The vultures, being what they are, have a press campaign stating that Argentina does not want to pay any of its debt nor comply with US law. Argentina, on its side, has informed the clients it will pay through Euroclear which should protect them from the US international payment embargo, as book entry accounts in Euroclear enjoy unconditional immunity from attachment.
Finally
The international support given to Argentina is an expression of what is globally perceived as being an unjust ruling from a court that should not have extraterritorial functions over currencies and assets that are not US assets. The capture of a payment for Cuban cigars traded between Germany and Denmark under US law is an expression of the extraterritorial use of US law, which is unacceptable.[7] If the international system is going to evolve it must go in the direction of international law and international courts and not in the direction of local law with a local court with global ramifications. This implies a new financial architecture which, following the lines of the BRICS in terms of financial reforms, could mean the creation of a clearing house and greater use of non-dollar means of payments in international transactions. The creation of an international financial law process in the United Nations sphere, similar to that being developed for international trade law (UNCITRAL), is vital. This should come together with the development of the concept of international tribunals for debt arbitration in order to obtain reasonable debt workouts of sovereign defaults following the principles of fair and transparent arbitration that should begin with a debt audit, keeping the Champerty principle in mind.

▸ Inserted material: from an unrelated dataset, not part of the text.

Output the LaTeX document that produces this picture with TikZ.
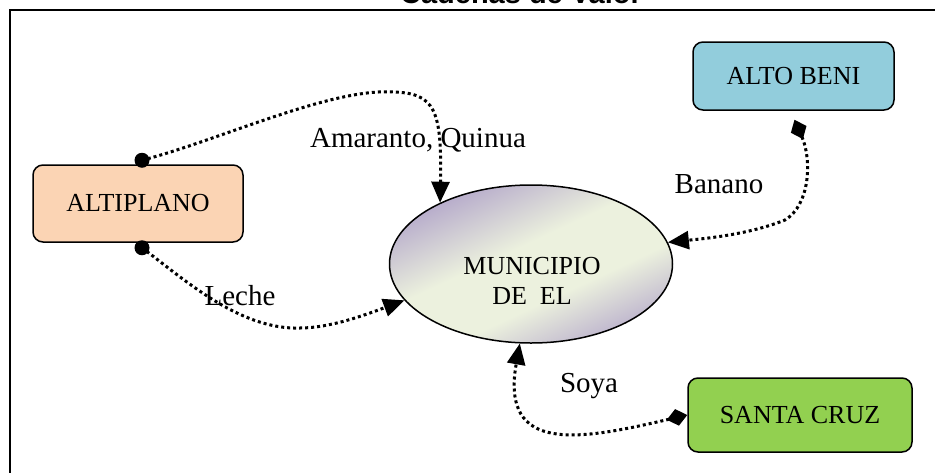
\documentclass[tikz,border=0pt]{standalone}
\usepackage{fontspec}
\setmainfont{Liberation Serif}
\newfontfamily\titlefont{Liberation Sans}
\usetikzlibrary{shapes.geometric,arrows.meta,calc}
\definecolor{peach}{HTML}{FBD4B4}
\definecolor{skyb}{HTML}{92CDDC}
\definecolor{limeg}{HTML}{92D050}
\definecolor{lav}{RGB}{180,168,202}
\definecolor{pale}{RGB}{236,241,222}
\pgfdeclarehorizontalshading{ellgrad}{100bp}{color(0bp)=(lav); color(25bp)=(lav); color(45bp)=(pale); color(60bp)=(pale); color(75bp)=(lav!85!pale); color(100bp)=(lav!85!pale)}
\tikzset{
  region/.style={draw, line width=1.5pt, rounded corners=10pt, inner sep=0pt,
    font=\fontsize{26}{30}\selectfont},
  flow/.style={line width=3pt, dash pattern=on 3pt off 3pt},
  lbl/.style={anchor=base, inner sep=0pt, font=\fontsize{29}{34}\selectfont},
  tipA/.style={-{Triangle[length=21pt,width=18pt]}},
  tipD/.style={{Diamond[length=21pt,width=17pt]}-{Triangle[length=21pt,width=18pt]}},
}
\begin{document}
\begin{tikzpicture}[x=1pt,y=-1pt]
\useasboundingbox (0,0) rectangle (935,472);
% frame and title
\draw[line width=2pt] (9.5,480) -- (9.5,9.5) -- (945,9.5);
\node[anchor=base, inner sep=0pt, font=\titlefont\bfseries\fontsize{29}{34}\selectfont] (title) at (521,3) {Cadenas de Valor};
% central ellipse
\node[ellipse, draw, line width=1.5pt, minimum width=283pt, minimum height=158pt, inner sep=0pt,
      shading=ellgrad, shading angle=-65] (mun) at (531,264) {};
\node[align=center, inner sep=0pt, font=\fontsize{26}{30}\selectfont] (munt) at (532,281) {MUNICIPIO\\DE~~EL};
% regions
\node[region, fill=peach, minimum width=210pt, minimum height=77pt] (alt) at (138,203.5) {ALTIPLANO};
\node[region, fill=skyb, minimum width=201pt, minimum height=68pt] (ab) at (793.5,76) {ALTO BENI};
\node[region, fill=limeg, minimum width=224pt, minimum height=74pt] (sc) at (800,415) {SANTA CRUZ};
% connector end points
\coordinate (altT) at ($(alt.north)+(4,-4)$);
\coordinate (altB) at ($(alt.south)+(4,5)$);
\coordinate (abS) at ($(ab.south)+(1,9)$);
% connectors
\draw[flow, tipA] (altT) .. controls (220,140) and (330,88) .. (393,92)
      .. controls (435,93) and (442,110) .. (mun.146);
\draw[flow, tipA] (altB) .. controls (185,280) and (240,330) .. (300,328)
      .. controls (330,328) and (365,315) .. (mun.196);
\draw[flow, tipD] (abS) .. controls (812,160) and (810,205) .. (785,220)
      .. controls (750,234) and (710,238) .. (mun.9);
\draw[flow, tipD] (sc.west) .. controls (580,440) and (500,455) .. (mun.262);
\fill (altT) circle (7.5pt);
\fill (altB) circle (7.5pt);
% labels
\node[lbl] (lam) at (418,147) {Amaranto, Quinua};
\node[lbl] (lle) at (240,305) {Leche};
\node[lbl] (lba) at (719,193) {Banano};
\node[lbl] (lso) at (589,392) {Soya};
\end{tikzpicture}
\end{document}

There are major flaws in the international financial architecture that allow the supreme court of the leading debtor country in the world to rule over the lives of millions of people in another land in an unjust, unfair and non-transparent manner. The ruling affects the position of other bondholders in non-dollar denominated instruments issued under other legal domains and opens the possibility of embargoes worldwide. It also opens up the possibility of disavowing the debt to international bondholders, following the same logic in reverse.
The practice of extorting money from troubled nations in favour of a minuscule group of investors who purchase debt paper after debt negotiations with the rightful creditors are finished, with the sole purpose of extorting an unfair profit from it, is sanctioned by US law. This is called the Champerty Doctrine. This sort of practice was outlawed in New York by Judiciary Law §489 http://codes.lp.findlaw.com/nycode/JUD/15/489#sthash.TroVCUs0.dpuf. The rulings from the New York courts, however, seem to favour the vultures and the application of the rulings worldwide has dire consequences on the debtor.
The lesson from the NML-Argentina case is that non-OECD countries in the future should not issue debt instruments in US dollars nor be subject to New York law and courts, given the risk expressed above. Given the world power structure change, BRICS should continue to develop a new international financial architecture. International trade should equally not be settled in US dollars and a new non-OECD international clearing house should be started to prevent harassments from dubious US rulings. International capital is not going to give up its power to extort wealth from distressed countries.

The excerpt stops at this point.